Inner Structure of Starless Core L694‐2 Derived from Millimeter‐Wave Interferometry

Abstract

We study the density structure of the candidate contracting core L694-2 using 1.3 mm dust continuum observations from the IRAM Plateau de Bure Interferometer (PdBI) and the Berkeley-Illinois-Maryland Association (BIMA) array, which probe spatial scales from 10,000 to 500 AU. The long-baseline PdBI observations detect no emission from the core and limit the maximum contamination from a compact component: Fc < 2.7 mJy. The flux limit corresponds to a very small disk mass, Mdisk 5 × 10-4 M☉ (60 K/Tdisk), and bolsters the starless interpretation of the L694-2 core. The shorter baseline BIMA data are compared to a series of density models using a physically motivated temperature distribution with a central minimum. This analysis provides clear evidence for a turnover from the steep density profile observed in the outer regions in dust extinction to substantially more shallow behavior in the inner regions (<7500 AU).

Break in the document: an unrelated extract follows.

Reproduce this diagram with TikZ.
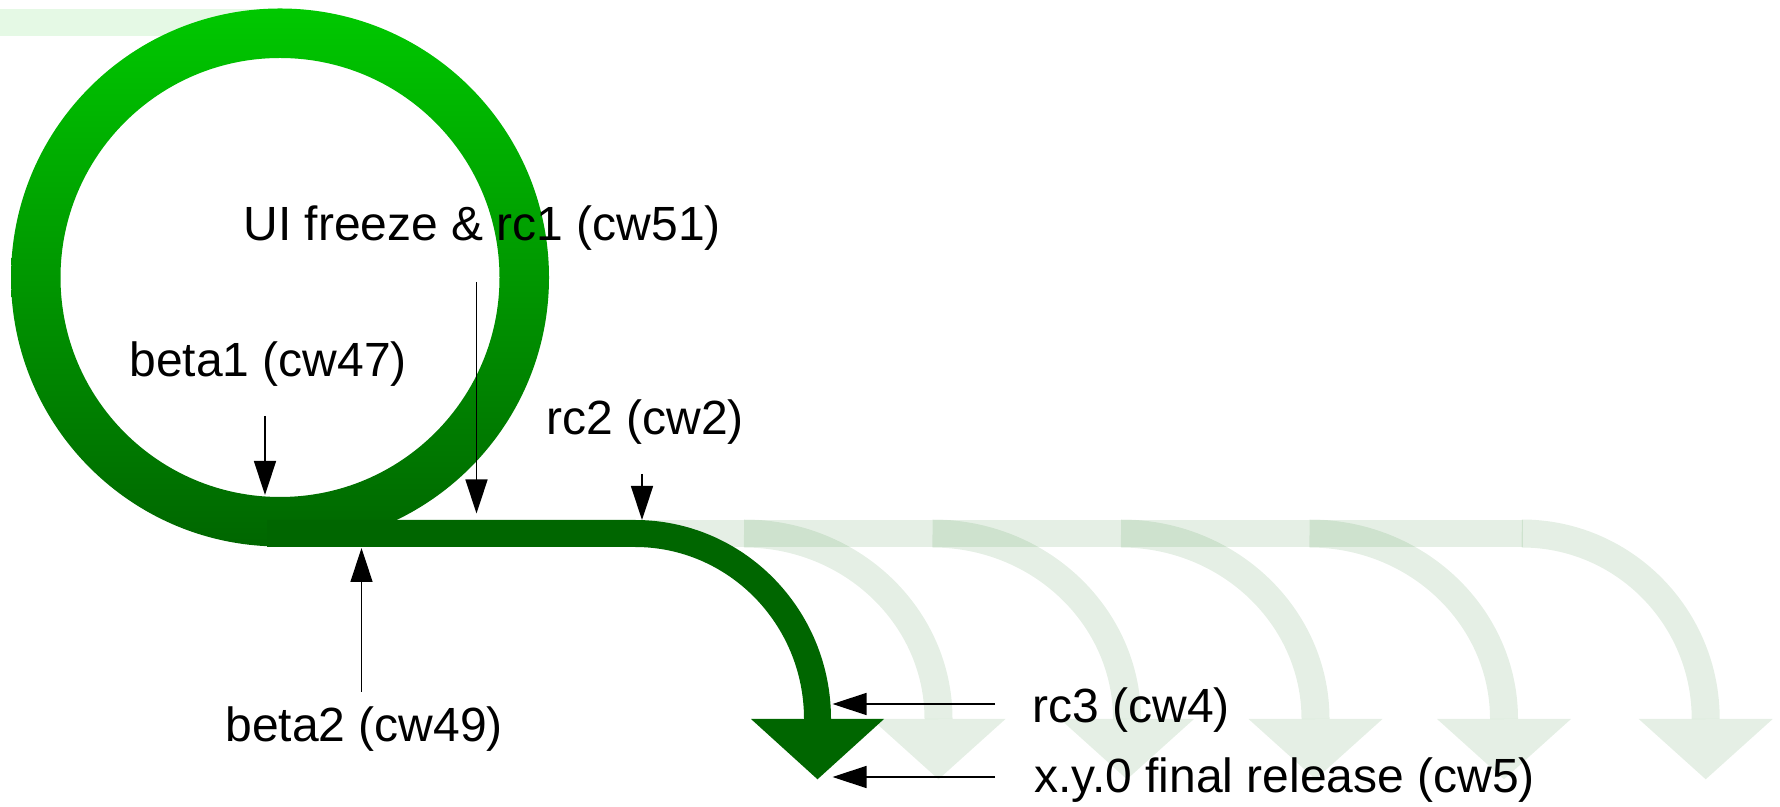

The best-fit Bonnor-Ebert, Plummer-like, broken power law, and end-on cylinder models produce very similar flattened profiles and cannot be distinguished. We quantify the sensitivity of the inferred structure to various uncertainties, including the temperature distribution, the accuracy of the central position, and the presence of a weak, unresolved central component. The largest uncertainty comes from the temperature assumption; an isothermal model modifies the best-fit parameters by ~2 σ, with the inferred density profiles more shallow. Dust emission and extinction profiles are reproduced by an embedded isothermal cylinder with scale height H = 135 inclined at a small angle to the line of sight. The turnover observed in the L694-2 density distribution suggests that pressure forces still support the core and that it has not fully relaxed, as in the inside-out collapse model, despite the extended inward motions inferred from molecular line observations by Lee, Myers, & Tafalla. In the context of the cylindrical density model, these inward motions may represent the contraction of a prolate core along its major axis.